# Objective
Select and reproduce each line of the listing below that bears the string "this".

# Supplied data
╔══
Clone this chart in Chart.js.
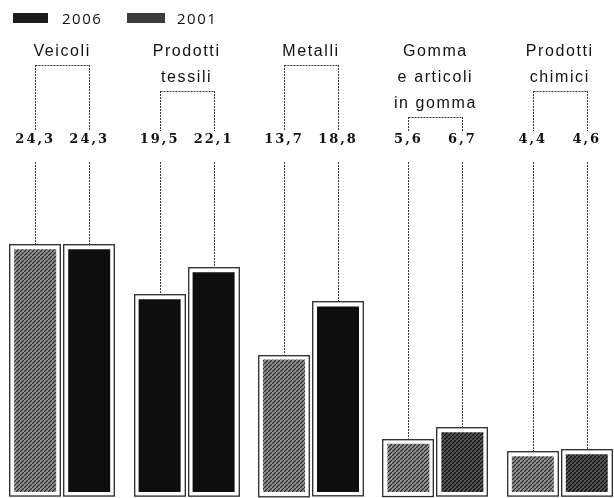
<!DOCTYPE html>
<html><head><meta charset="utf-8">
<script src="https://cdn.jsdelivr.net/npm/chart.js@4/dist/chart.umd.min.js"></script>
<style>
html,body{margin:0;padding:0;background:#fff;overflow:hidden;width:614px;height:498px;}
#wrap{position:absolute;left:0;top:0;width:622px;height:498px;}
#legend{position:absolute;left:0;top:0;font-family:"Open Sans";font-size:15px;color:#111;}
.sw{position:absolute;top:13px;height:10px;}
.lt{position:absolute;top:8px;letter-spacing:1.5px;line-height:20px;}
</style></head>
<body>
<div id="wrap"><canvas id="c" width="622" height="498"></canvas></div>
<div id="legend"></div>
<script>
// ---- data ----
const categories = [['Veicoli'], ['Prodotti', 'tessili'], ['Metalli'], ['Gomma', 'e articoli', 'in gomma'], ['Prodotti', 'chimici']];
const seriesLabels = ['2006', '2001'];
const series2006 = [24.3, 19.5, 13.7, 5.6, 4.4];
const series2001 = [24.3, 22.1, 18.8, 6.7, 4.6];

// ---- styles ----
const canvas = document.getElementById('c');
const mainCtx = canvas.getContext('2d');
function hatch(bg, fg) {
  const c = document.createElement('canvas');
  c.width = 4; c.height = 4;
  const x = c.getContext('2d');
  x.fillStyle = bg; x.fillRect(0, 0, 4, 4);
  x.strokeStyle = fg; x.lineWidth = 1.2;
  x.beginPath(); x.moveTo(-1, 5); x.lineTo(5, -1); x.stroke();
  return mainCtx.createPattern(c, 'repeat');
}
const grayH = hatch('#929292', '#262626');
const darkH = hatch('#555555', '#0e0e0e');
const black = '#0e0e0e';
const fill2006 = [grayH, black, grayH, grayH, grayH];
const fill2001 = [black, black, black, darkH, darkH];
const legendSwatches = ['#1c1c1c', '#3c3c3c'];

// legend (HTML text)
const lg = document.getElementById('legend');
const swLeft = [13, 127], swW = [35, 38], txLeft = [62, 177];
seriesLabels.forEach((s, i) => {
  const sw = document.createElement('div');
  sw.className = 'sw'; sw.style.left = swLeft[i] + 'px'; sw.style.width = swW[i] + 'px'; sw.style.background = legendSwatches[i];
  lg.appendChild(sw);
  const t = document.createElement('span');
  t.className = 'lt'; t.style.left = txLeft[i] + 'px'; t.textContent = s;
  lg.appendChild(t);
});

const fmt = v => v.toFixed(1).replace('.', ',');
const LINE = 26;

const annot = {
  id: 'annot',
  afterDatasetsDraw(chart) {
    const ctx = chart.ctx;
    const m0 = chart.getDatasetMeta(0), m1 = chart.getDatasetMeta(1);
    const xs = chart.scales.x;
    ctx.save();
    // bar frames
    [m0, m1].forEach(m => m.data.forEach(b => {
      const p = b.getProps(['x', 'y', 'base', 'width'], true);
      ctx.strokeStyle = '#2a2a2a'; ctx.lineWidth = 1.3;
      ctx.strokeRect(Math.round(p.x - p.width / 2) + 0.7, Math.round(p.y) + 0.7, Math.round(p.width) - 1.4, p.base - p.y - 1.4);
    }));
    categories.forEach((lines, i) => {
      const cx = xs.getPixelForValue(i);
      ctx.fillStyle = '#111';
      ctx.font = '16px "Liberation Sans"';
      ctx.letterSpacing = '1.6px';
      ctx.textAlign = 'center'; ctx.textBaseline = 'middle';
      lines.forEach((t, k) => ctx.fillText(t, cx, 52 + k * LINE));
      const by = 65 + (lines.length - 1) * LINE;
      const b0 = m0.data[i], b1 = m1.data[i];
      const x0 = Math.round(b0.x) + 0.5, x1 = Math.round(b1.x) + 0.5;
      ctx.strokeStyle = '#3a3a3a'; ctx.lineWidth = 1; ctx.setLineDash([2, 1]);
      ctx.beginPath();
      ctx.moveTo(x0, by + 0.5); ctx.lineTo(x1, by + 0.5);
      [[x0, b0], [x1, b1]].forEach(([x, b]) => {
        ctx.moveTo(x, by); ctx.lineTo(x, 131);
        ctx.moveTo(x, 162); ctx.lineTo(x, b.y);
      });
      ctx.stroke();
      ctx.setLineDash([]);
      ctx.font = 'bold 13px "DejaVu Serif"';
      ctx.letterSpacing = '2px';
      ctx.fillText(fmt(series2006[i]), b0.x, 140);
      ctx.fillText(fmt(series2001[i]), b1.x, 140);
    });
    ctx.restore();
  }
};

new Chart(canvas, {
  type: 'bar',
  data: {
    labels: categories,
    datasets: [
      { label: seriesLabels[0], data: series2006, backgroundColor: fill2006, borderColor: '#ffffff', borderWidth: 5, borderSkipped: false },
      { label: seriesLabels[1], data: series2001, backgroundColor: fill2001, borderColor: '#ffffff', borderWidth: 5, borderSkipped: false }
    ]
  },
  options: {
    responsive: false,
    animation: false,
    devicePixelRatio: 1,
    layout: { padding: { top: 185, bottom: 1, left: 0, right: 0 } },
    categoryPercentage: 0.868,
    barPercentage: 0.963,
    plugins: { legend: { display: false }, tooltip: { enabled: false } },
    scales: {
      x: { display: false },
      y: { display: false, min: 0, max: 30 }
    }
  },
  plugins: [annot]
});
</script>
</body></html>
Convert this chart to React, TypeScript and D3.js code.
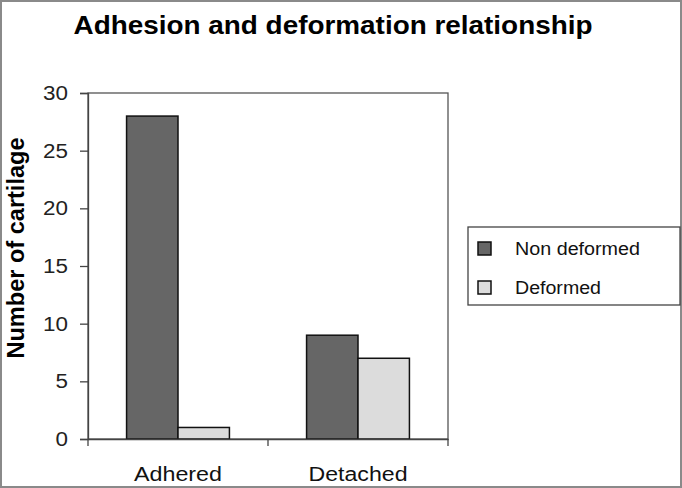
import * as React from 'react';
import * as d3 from 'd3';

const categories = ['Adhered', 'Detached'];
const seriesNames = ['Non deformed', 'Deformed'];
const nonDeformed = [28, 9];
const deformed = [1, 7];
const yTicks = [0, 5, 10, 15, 20, 25, 30];

const colors = ['#666666', '#dcdcdc'];
const font = 'Liberation Sans, Arial, sans-serif';

// the source picture is a bit wider than tall, so the text is stretched sideways
function stretch(sel: any, k: number) {
  sel.each(function (this: SVGTextElement) {
    const len = this.getComputedTextLength();
    d3.select(this).attr('textLength', len * k).attr('lengthAdjust', 'spacingAndGlyphs');
  });
}

export default function App() {
  const ref = React.useRef<SVGSVGElement>(null);

  React.useEffect(() => {
    const svg = d3.select(ref.current);
    svg.selectAll('*').remove();
    const W = 682, H = 488;
    const margin = { left: 88, right: 234, top: 93, bottom: 49 };
    const width = W - margin.left - margin.right;
    const height = H - margin.top - margin.bottom;

    // outer frame
    svg.append('rect')
      .attr('x', 1).attr('y', 1).attr('width', W - 2).attr('height', H - 2)
      .attr('fill', '#fff').attr('stroke', '#8a8a8a').attr('stroke-width', 2);

    svg.append('text')
      .attr('x', 333).attr('y', 34)
      .attr('text-anchor', 'middle')
      .attr('font-family', font).attr('font-weight', 'bold').attr('font-size', 25)
      .attr('textLength', 519).attr('lengthAdjust', 'spacingAndGlyphs')
      .text('Adhesion and deformation relationship');

    const g = svg.append('g').attr('transform', `translate(${margin.left},${margin.top})`);

    const x = d3.scaleBand().domain(categories).range([0, width]);
    const y = d3.scaleLinear().domain([0, 30]).range([height, 0]);
    const barW = x.bandwidth() / 3.5;

    // plot frame
    g.append('rect')
      .attr('width', width).attr('height', height)
      .attr('fill', 'none').attr('stroke', '#555').attr('stroke-width', 1.3);

    const series = [nonDeformed, deformed];
    series.forEach((vals, si) => {
      g.selectAll(`.bar${si}`)
        .data(vals)
        .enter()
        .append('rect')
        .attr('x', (d, i) => x(categories[i])! + barW * 0.75 + si * barW)
        .attr('y', d => y(d))
        .attr('width', barW)
        .attr('height', d => height - y(d))
        .attr('fill', colors[si])
        .attr('stroke', '#111')
        .attr('stroke-width', 1.5);
    });

    const yAxis = d3.axisLeft(y).tickValues(yTicks).tickSize(8).tickPadding(12);
    const yg = g.append('g').call(yAxis);
    yg.select('.domain').attr('stroke', '#444').attr('stroke-width', 1.3);
    yg.selectAll('.tick line').attr('stroke', '#444').attr('stroke-width', 1.3);
    yg.selectAll('.tick text')
      .attr('font-family', font).attr('font-size', 20).attr('fill', '#222');
    stretch(yg.selectAll('.tick text'), 1.12);

    const xAxis = d3.axisBottom(x).tickValues([]).tickSizeOuter(0);
    const xg = g.append('g').attr('transform', `translate(0,${height})`).call(xAxis);
    xg.select('.domain').attr('stroke', '#444').attr('stroke-width', 1.3);
    // category dividers
    [0, width / 2, width].forEach(px => {
      xg.append('line')
        .attr('x1', px).attr('x2', px).attr('y1', 0).attr('y2', 7)
        .attr('stroke', '#444').attr('stroke-width', 1.3);
    });
    const catWidths = [88, 99];
    categories.forEach((c, i) => {
      xg.append('text')
        .attr('x', x(c)! + x.bandwidth() / 2)
        .attr('y', 42)
        .attr('text-anchor', 'middle')
        .attr('font-family', font).attr('font-size', 20).attr('fill', '#111')
        .attr('textLength', catWidths[i]).attr('lengthAdjust', 'spacingAndGlyphs')
        .text(c);
    });

    svg.append('text')
      .attr('transform', 'translate(24,248) rotate(-90)')
      .attr('text-anchor', 'middle')
      .attr('font-family', font).attr('font-weight', 'bold').attr('font-size', 24)
      .attr('textLength', 221).attr('lengthAdjust', 'spacingAndGlyphs')
      .text('Number of cartilage');

    // legend
    const lg = svg.append('g').attr('transform', 'translate(468,227)');
    lg.append('rect')
      .attr('width', 212).attr('height', 78)
      .attr('fill', '#fff').attr('stroke', '#444').attr('stroke-width', 1.3);
    const legWidths = [125, 86];
    seriesNames.forEach((name, i) => {
      lg.append('rect')
        .attr('x', 10).attr('y', 15 + i * 39)
        .attr('width', 13).attr('height', 13)
        .attr('fill', colors[i]).attr('stroke', '#111').attr('stroke-width', 1.5);
      lg.append('text')
        .attr('x', 47).attr('y', 28 + i * 39)
        .attr('font-family', font).attr('font-size', 18).attr('fill', '#111')
        .attr('textLength', legWidths[i]).attr('lengthAdjust', 'spacingAndGlyphs')
        .text(name);
    });
  }, []);

  return (
    <svg
      ref={ref}
      width={682}
      height={488}
      style={{ position: 'absolute', left: 0, top: 0 }}
    />
  );
}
╚══
# Exercise output
Clone this chart in Chart.js.
Convert this chart to React, TypeScript and D3.js code.
  sel.each(function (this: SVGTextElement) {
    const len = this.getComputedTextLength();
    d3.select(this).attr('textLength', len * k).attr('lengthAdjust', 'spacingAndGlyphs');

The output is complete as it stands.